The system of market economy has never been fully and purely tried. But there prevailed in the orbit of Western civilization since the Middle Ages by and large a general tendency toward the abolition of institutions hindering the operation of the market economy. With the successive progress of this tendency, population figures multiplied and the masses’ standard of living was raised to an unprecedented and hitherto undreamed of level. The average American worker enjoys amenities for which Croesus, Crassus, the Medici, and Louis XIV would have envied him.As the last sentence in the above quotation indicates, Mises utterly rejects the Marxist claim that capitalism is a social system that exists to serve the capitalists. On the contrary, Mises conceived of the market economy as a system in which not the entrepreneurs or capitalists were in charge, but ultimately the consumers. . . .
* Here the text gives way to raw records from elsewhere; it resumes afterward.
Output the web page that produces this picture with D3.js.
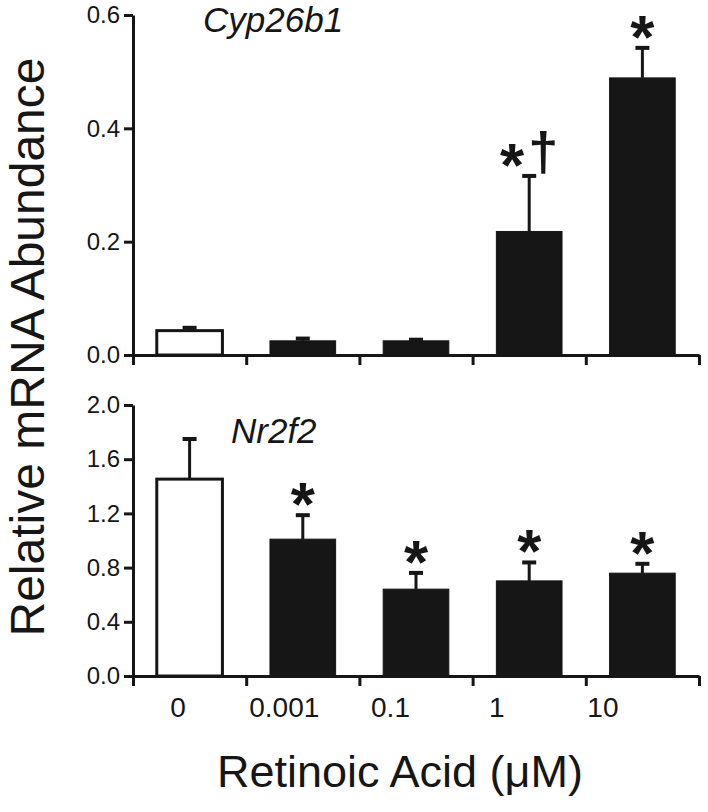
<!DOCTYPE html>
<html>
<head>
<meta charset="utf-8">
<script src="https://cdn.jsdelivr.net/npm/d3@7"></script>
<style>
  body { margin: 0; background: #fff; }
  svg { display: block; font-family: "Liberation Sans", Arial, sans-serif; }
</style>
</head>
<body>
<div id="chart"></div>
<script>
// doses of retinoic acid (uM)
const doses = ["0", "0.001", "0.1", "1", "10"];

// Cyp26b1 panel
const cypMean = [0.043, 0.025, 0.025, 0.218, 0.489];
const cypSem = [0.005, 0.004, 0.002, 0.098, 0.053];
const cypMarks = ["", "", "", "*\u2020", "*"];
const cypTicks = [0.0, 0.2, 0.4, 0.6];

// Nr2f2 panel
const nrMean = [1.453, 1.010, 0.641, 0.702, 0.759];
const nrSem = [0.296, 0.177, 0.120, 0.136, 0.069];
const nrMarks = ["", "*", "*", "*", "*"];
const nrTicks = [0.0, 0.4, 0.8, 1.2, 1.6, 2.0];

const width = 708;
const height = 812;
const ink = "#161616";

const svg = d3.select("#chart")
  .append("svg")
  .attr("width", width)
  .attr("height", height);

const left = 133;
const right = 699;

// band scale for the bars, linear scale for the boundary ticks
const x = d3.scaleBand()
  .domain(doses)
  .range([left, right])
  .paddingInner(0.42)
  .paddingOuter(0.21);

const xEdge = d3.scaleLinear()
  .domain([0, doses.length])
  .range([left, right]);

// labels sit a little left of the bar centres in the original
const xLabel = d3.scaleBand()
  .domain(doses)
  .range([125, 656]);

function drawPanel(opts) {
  const y = d3.scaleLinear()
    .domain([0, opts.max])
    .range([opts.bottom, opts.top]);

  const g = svg.append("g");

  // bars
  g.selectAll(".bar")
    .data(opts.mean)
    .enter()
    .append("rect")
    .attr("class", "bar")
    .attr("x", function(d, i) { return x(doses[i]); })
    .attr("width", x.bandwidth())
    .attr("y", function(d) { return y(d); })
    .attr("height", function(d) { return y(0) - y(d); })
    .attr("fill", function(d, i) { return i === 0 ? "#fff" : ink; })
    .attr("stroke", ink)
    .attr("stroke-width", function(d, i) { return i === 0 ? 3 : 1; });

  // upper error bars
  const err = g.selectAll(".err")
    .data(opts.mean)
    .enter()
    .append("g")
    .attr("class", "err")
    .attr("transform", function(d, i) {
      return "translate(" + (x(doses[i]) + x.bandwidth() / 2) + ",0)";
    });

  err.append("line")
    .attr("y1", function(d) { return y(d); })
    .attr("y2", function(d, i) { return y(d + opts.sem[i]); })
    .attr("stroke", ink)
    .attr("stroke-width", 3);

  err.append("line")
    .attr("x1", -7)
    .attr("x2", 7)
    .attr("y1", function(d, i) { return y(d + opts.sem[i]); })
    .attr("y2", function(d, i) { return y(d + opts.sem[i]); })
    .attr("stroke", ink)
    .attr("stroke-width", 4);

  // significance marks
  const mark = err.append("text")
    .attr("y", function(d, i) { return y(d + opts.sem[i]) + 10; })
    .attr("text-anchor", "middle")
    .attr("font-weight", "bold")
    .attr("font-size", 62)
    .attr("fill", ink);

  mark.append("tspan")
    .text(function(d, i) { return opts.marks[i].charAt(0); });
  mark.append("tspan")
    .attr("font-size", 54)
    .attr("dx", 4)
    .attr("dy", -16)
    .text(function(d, i) { return opts.marks[i].slice(1); });

  // y axis
  const yAxis = g.append("g")
    .attr("transform", "translate(" + left + ",0)")
    .call(d3.axisLeft(y)
      .tickValues(opts.ticks)
      .tickFormat(d3.format(".1f"))
      .tickSize(9)
      .tickSizeOuter(0)
      .tickPadding(4));

  // x axis with ticks between the bars
  const xAxis = g.append("g")
    .attr("transform", "translate(0," + y(0) + ")")
    .call(d3.axisBottom(xEdge)
      .tickValues(d3.range(doses.length + 1))
      .tickFormat("")
      .tickSize(10)
      .tickSizeOuter(0));

  [yAxis, xAxis].forEach(function(a) {
    a.select(".domain").attr("stroke", ink).attr("stroke-width", 3);
    a.selectAll(".tick line").attr("stroke", ink).attr("stroke-width", 3);
  });

  yAxis.selectAll(".tick text")
    .attr("font-size", 24)
    .attr("font-family", "'Liberation Sans', Arial, sans-serif")
    .attr("fill", ink);

  // gene name
  g.append("text")
    .attr("x", opts.labelX)
    .attr("y", opts.labelY)
    .attr("font-style", "italic")
    .attr("font-size", 35)
    .attr("fill", ink)
    .text(opts.gene);

  return y;
}

drawPanel({
  gene: "Cyp26b1",
  mean: cypMean,
  sem: cypSem,
  marks: cypMarks,
  ticks: cypTicks,
  max: 0.6,
  top: 15,
  bottom: 355,
  labelX: 203,
  labelY: 32
});

drawPanel({
  gene: "Nr2f2",
  mean: nrMean,
  sem: nrSem,
  marks: nrMarks,
  ticks: nrTicks,
  max: 2.0,
  top: 405,
  bottom: 676,
  labelX: 231,
  labelY: 443
});

// dose labels
svg.append("g")
  .selectAll("text")
  .data(doses)
  .enter()
  .append("text")
  .attr("x", function(d) { return xLabel(d) + xLabel.bandwidth() / 2; })
  .attr("y", 717)
  .attr("text-anchor", "middle")
  .attr("font-size", 28)
  .attr("fill", ink)
  .text(function(d) { return d; });

// axis titles
svg.append("text")
  .attr("x", 400)
  .attr("y", 787)
  .attr("text-anchor", "middle")
  .attr("font-size", 45)
  .attr("fill", ink)
  .text("Retinoic Acid (\u03BCM)");

svg.append("text")
  .attr("transform", "translate(44,347) rotate(-90)")
  .attr("text-anchor", "middle")
  .attr("font-size", 48)
  .attr("fill", ink)
  .text("Relative mRNA Abundance");
</script>
</body>
</html>
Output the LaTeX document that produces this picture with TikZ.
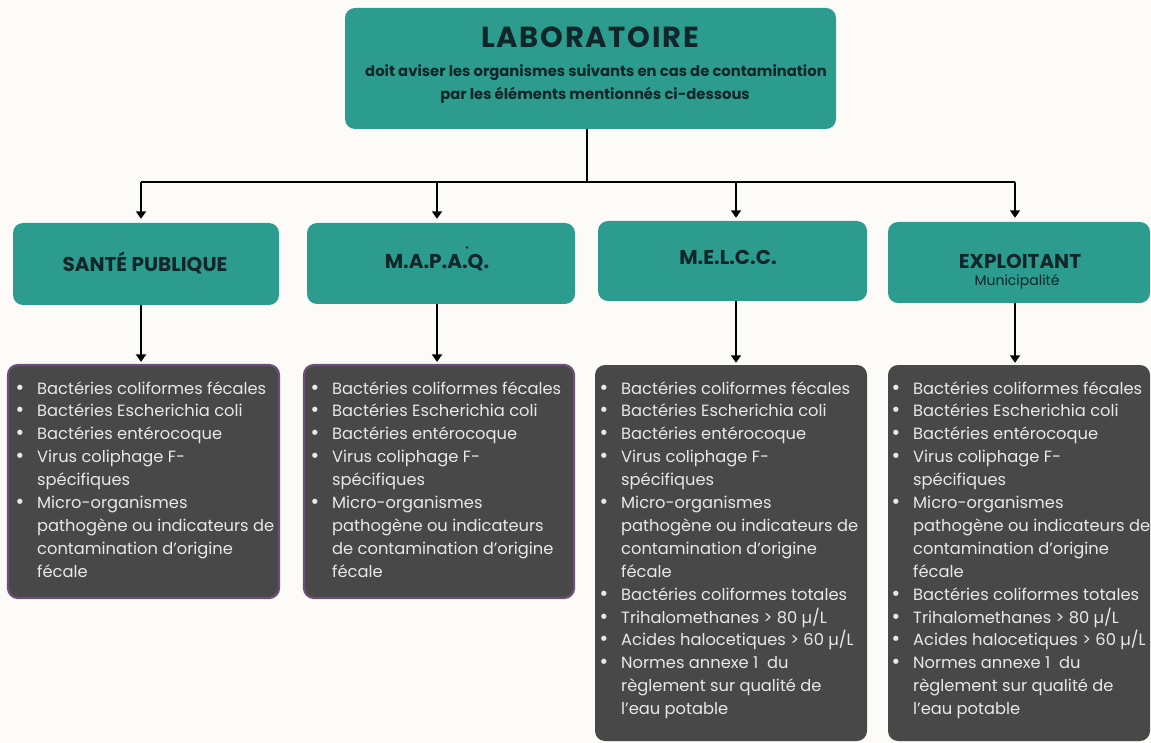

One of the standard objections to the market economy is that it allegedly allows the wealthy elite to control everyone else. In the Marxist framework, the system is dubbed capitalism since the capitalists control the means of production; they are running the show. In contrast, the hapless workers are “wage slaves” who have the nominal freedom to quit their jobs, yes, but hardly enjoy true freedom since they will starve if they lose their paycheck. Just as the old aristocratic system had been swept aside by the movement for political democracy, the Marxists tried to sell the masses on the idea that socialism represented economic democracy that would complete the emancipation of man.
Mises sought to turn this typical view of the market on its head with his notion of consumer sovereignty. For Mises, the notion that the factory owner or landowner controlled the economy was absurd and reflected a naïve understanding of economics.
—Robert P. Murphy, Choice: Cooperation, Enterprise, and Human Action (Oakland, CA: Independent Institute, 2015), e-book.